CAERLEON
has been celebrated in all ages of British History. It was a Roman city of great power, strength, and importance, under the name of Isca Silurum, and their chief station in the country of the Silures; and equally, and perhaps still more known, for having been King Arthur’s seat of government: a prince, equally renowned in history, chivalry, and poetry. This city was formerly a metropolitan see, but Saint David, the national saint of Wales, thinking the noisy intercourse of a populous city, like Caerleon, ill adapted for contemplation, or the solitary cast of his mind, removed it to Minevia, which from that period has been called Ty Dewi by the Welsh, and Saint David by the English. [26] The remains of its ancient grandeur are still discernible. Whilst tracing the extent of its amphitheatre, surrounded by a circular entrenchment, we took a retrospect on the exertions of man, the fate of kingdoms, and of rulers; and, marking the grand destruction of ages, it seemed to convince us of the transientness of human worth and happiness!
Reascending Christ-church hill, we had a fine view of the county of Monmouth like a map beneath us. Near
NEWPORT
a new stone bridge has been erected by contract for ten thousand one hundred and sixty-five pounds, by Mr. Edwards, son to the Edwards, who built the famous Pont-y-pridd. It consists of five arches.
The commerce and population of this town are greatly increased of late years. As a sea-port it is safe; its chief trade is in iron and coal. The Monmouthshire Canal communicates here by a basin with the Usk river, and by that means with the Bristol Channel; and as the Monmouthshire Canal again communicates with the Brecon Canal and the Avon, Ebwy and other rail roads, Newport becomes the grand depôt for the heavier articles of trade of that part of the interior of South Wales. The Crumlin bridge branch is eleven miles five furlongs, its falls, three hundred and sixty-five feet. Pontypool, eleven miles, falls four hundred and forty-seven feet. Brecknock, thirty-seven miles seven furlongs.
A circuitous, but more romantic route from Chepstow to Newport, is recrossing the Wye, passing over the forest of Deane, through Saint Briaval’s to Monmouth.
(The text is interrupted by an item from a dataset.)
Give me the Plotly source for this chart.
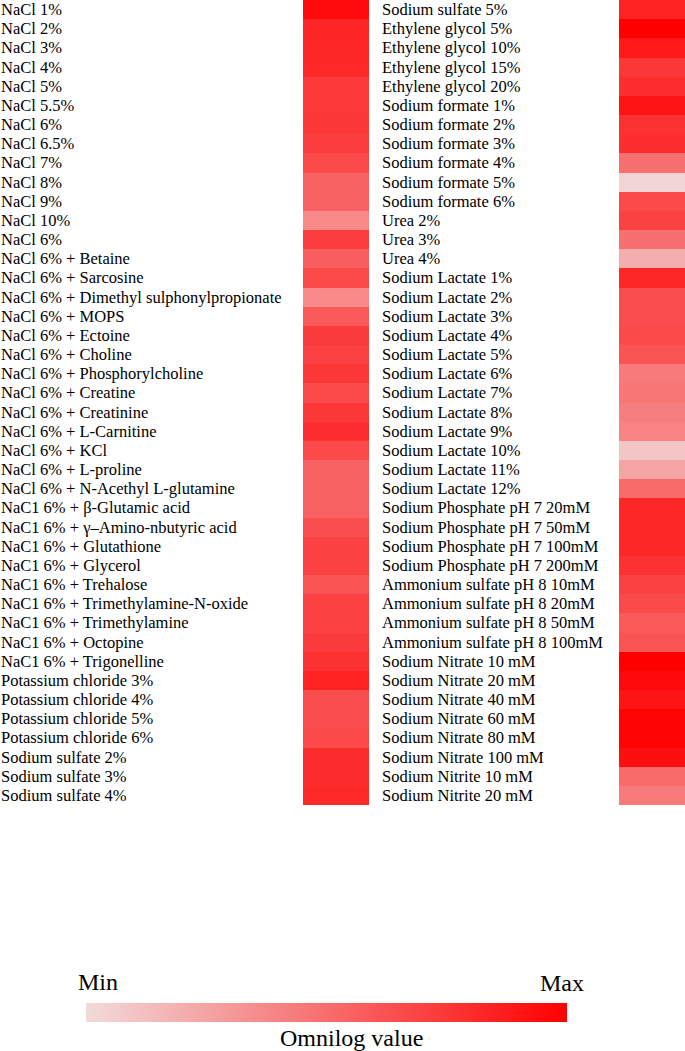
import plotly.graph_objects as go

left_labels = [
    "NaCl 1%", "NaCl 2%", "NaCl 3%", "NaCl 4%", "NaCl 5%", "NaCl 5.5%", "NaCl 6%",
    "NaCl 6.5%", "NaCl 7%", "NaCl 8%", "NaCl 9%", "NaCl 10%", "NaCl 6%",
    "NaCl 6% + Betaine", "NaCl 6% + Sarcosine", "NaCl 6% + Dimethyl sulphonylpropionate",
    "NaCl 6% + MOPS", "NaCl 6% + Ectoine", "NaCl 6% + Choline", "NaCl 6% + Phosphorylcholine",
    "NaCl 6% + Creatine", "NaCl 6% + Creatinine", "NaCl 6% + L-Carnitine", "NaCl 6% + KCl",
    "NaCl 6% + L-proline", "NaCl 6% + N-Acethyl L-glutamine", "NaC1 6% + β-Glutamic acid",
    "NaC1 6% + γ–Amino-nbutyric acid", "NaC1 6% + Glutathione", "NaC1 6% + Glycerol",
    "NaC1 6% + Trehalose", "NaC1 6% + Trimethylamine-N-oxide", "NaC1 6% + Trimethylamine",
    "NaC1 6% + Octopine", "NaC1 6% + Trigonelline", "Potassium chloride 3%",
    "Potassium chloride 4%", "Potassium chloride 5%", "Potassium chloride 6%",
    "Sodium sulfate 2%", "Sodium sulfate 3%", "Sodium sulfate 4%",
]
left_values = [
    0.95, 0.83, 0.82, 0.81, 0.74, 0.74, 0.75, 0.72, 0.66, 0.55, 0.55, 0.37, 0.72,
    0.57, 0.66, 0.37, 0.59, 0.73, 0.70, 0.75, 0.66, 0.75, 0.79, 0.66, 0.55, 0.55,
    0.55, 0.64, 0.70, 0.70, 0.62, 0.70, 0.70, 0.73, 0.77, 0.84, 0.64, 0.64, 0.66,
    0.80, 0.80, 0.81,
]

right_labels = [
    "Sodium sulfate 5%", "Ethylene glycol 5%", "Ethylene glycol 10%", "Ethylene glycol 15%",
    "Ethylene glycol 20%", "Sodium formate 1%", "Sodium formate 2%", "Sodium formate 3%",
    "Sodium formate 4%", "Sodium formate 5%", "Sodium formate 6%", "Urea 2%", "Urea 3%",
    "Urea 4%", "Sodium Lactate 1%", "Sodium Lactate 2%", "Sodium Lactate 3%",
    "Sodium Lactate 4%", "Sodium Lactate 5%", "Sodium Lactate 6%", "Sodium Lactate 7%",
    "Sodium Lactate 8%", "Sodium Lactate 9%", "Sodium Lactate 10%", "Sodium Lactate 11%",
    "Sodium Lactate 12%", "Sodium Phosphate pH 7 20mM", "Sodium Phosphate pH 7 50mM",
    "Sodium Phosphate pH 7 100mM", "Sodium Phosphate pH 7 200mM",
    "Ammonium sulfate pH 8 10mM", "Ammonium sulfate pH 8 20mM",
    "Ammonium sulfate pH 8 50mM", "Ammonium sulfate pH 8 100mM",
    "Sodium Nitrate 10 mM", "Sodium Nitrate 20 mM", "Sodium Nitrate 40 mM",
    "Sodium Nitrate 60 mM", "Sodium Nitrate 80 mM", "Sodium Nitrate 100 mM",
    "Sodium Nitrite 10 mM", "Sodium Nitrite 20 mM",
]
right_values = [
    0.84, 1.00, 0.89, 0.75, 0.79, 0.91, 0.77, 0.79, 0.49, 0.02, 0.66, 0.70, 0.49, 0.20,
    0.82, 0.64, 0.64, 0.66, 0.62, 0.44, 0.46, 0.42, 0.40, 0.09, 0.25, 0.51, 0.82, 0.82,
    0.82, 0.77, 0.70, 0.66, 0.59, 0.62, 1.00, 0.96, 0.91, 0.98, 0.98, 0.93, 0.51, 0.44,
]

colorscale = [[0.0, "#f2dada"], [1.0, "#ff0000"]]
FONT = "Liberation Serif"
W, H = 685, 1051
LABEL_SIZE = 16.5

fig = go.Figure()
rows_l = list(range(len(left_labels)))
rows_r = list(range(len(right_labels)))

fig.add_trace(go.Heatmap(
    z=[[v] for v in left_values], x=[0], y=rows_l, xaxis="x", yaxis="y",
    colorscale=colorscale, zmin=0, zmax=1, showscale=False, hoverinfo="skip",
))
fig.add_trace(go.Heatmap(
    z=[[v] for v in right_values], x=[0], y=rows_r, xaxis="x2", yaxis="y2",
    colorscale=colorscale, zmin=0, zmax=1, hoverinfo="skip",
    colorbar=dict(
        orientation="h", lenmode="pixels", len=481, thickness=19,
        x=326.5 / W, xanchor="center", y=(H - 1022) / H, yanchor="bottom",
        xpad=0, ypad=0, outlinewidth=0, showticklabels=False, ticks="",
    ),
))

ydom = [1 - 805 / H, 1]
axis_common = dict(showgrid=False, zeroline=False, showticklabels=False, ticks="", showline=False)
fig.update_layout(
    width=W, height=H, margin=dict(l=0, r=0, t=0, b=0),
    paper_bgcolor="white", plot_bgcolor="white",
    font=dict(family=FONT, size=16, color="black"),
    xaxis=dict(domain=[303 / W, 369 / W], **axis_common),
    xaxis2=dict(domain=[619 / W, 1.0], **axis_common),
    yaxis=dict(domain=ydom, range=[len(left_labels) - 0.5, -0.5], **axis_common),
    yaxis2=dict(domain=ydom, range=[len(right_labels) - 0.5, -0.5], anchor="x2", **axis_common),
)

annotations = []
for i, lab in enumerate(left_labels):
    annotations.append(dict(text=lab, xref="paper", x=0, xanchor="left", yref="y", y=i,
                            yanchor="middle", showarrow=False, font=dict(size=LABEL_SIZE),
                            borderpad=0))
for i, lab in enumerate(right_labels):
    annotations.append(dict(text=lab, xref="paper", x=381 / W, xanchor="left", yref="y2", y=i,
                            yanchor="middle", showarrow=False, font=dict(size=LABEL_SIZE),
                            borderpad=0))
annotations += [
    dict(text="Min", xref="paper", yref="paper", x=98 / W, y=1 - 982 / H, xanchor="center",
         yanchor="middle", showarrow=False, font=dict(size=24), borderpad=0),
    dict(text="Max", xref="paper", yref="paper", x=562 / W, y=1 - 983 / H, xanchor="center",
         yanchor="middle", showarrow=False, font=dict(size=24), borderpad=0),
    dict(text="Omnilog value", xref="paper", yref="paper", x=351 / W, y=1 - 1038 / H,
         xanchor="center", yanchor="middle", showarrow=False, font=dict(size=24), borderpad=0),
]
fig.update_layout(annotations=annotations)

fig.write_html(
    "out.html",
    config={"displayModeBar": False, "staticPlot": True},
    post_script="document.body.style.margin='0px';document.body.style.padding='0px';",
)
The road is not bad, but narrow; if travelling with a carriage, it will be necessary to be provided with a horn, which, upon your sounding, if you find answered, you must wait till the party so answering comes past.
The views to the right over the Severn and Glocestershire are most rich and extensive, and those from the summits of the overhanging rocks of the Wye, awful and terrific: before you reach Monmouth the country becomes thickly inhabited, which the beautiful situations it affords readily accounts for; and from Monmouth to Ragland and Usk, the same continues to be the case.
RAGLAND CASTLE,
one of the finest ruins in Wales, (for although Monmouthshire is now an English county, it formerly was Welsh,) stands near the village of that name: it may be pleasantly and leisurely viewed in the day, with Usk and Caerleon, affording time to reach Newport.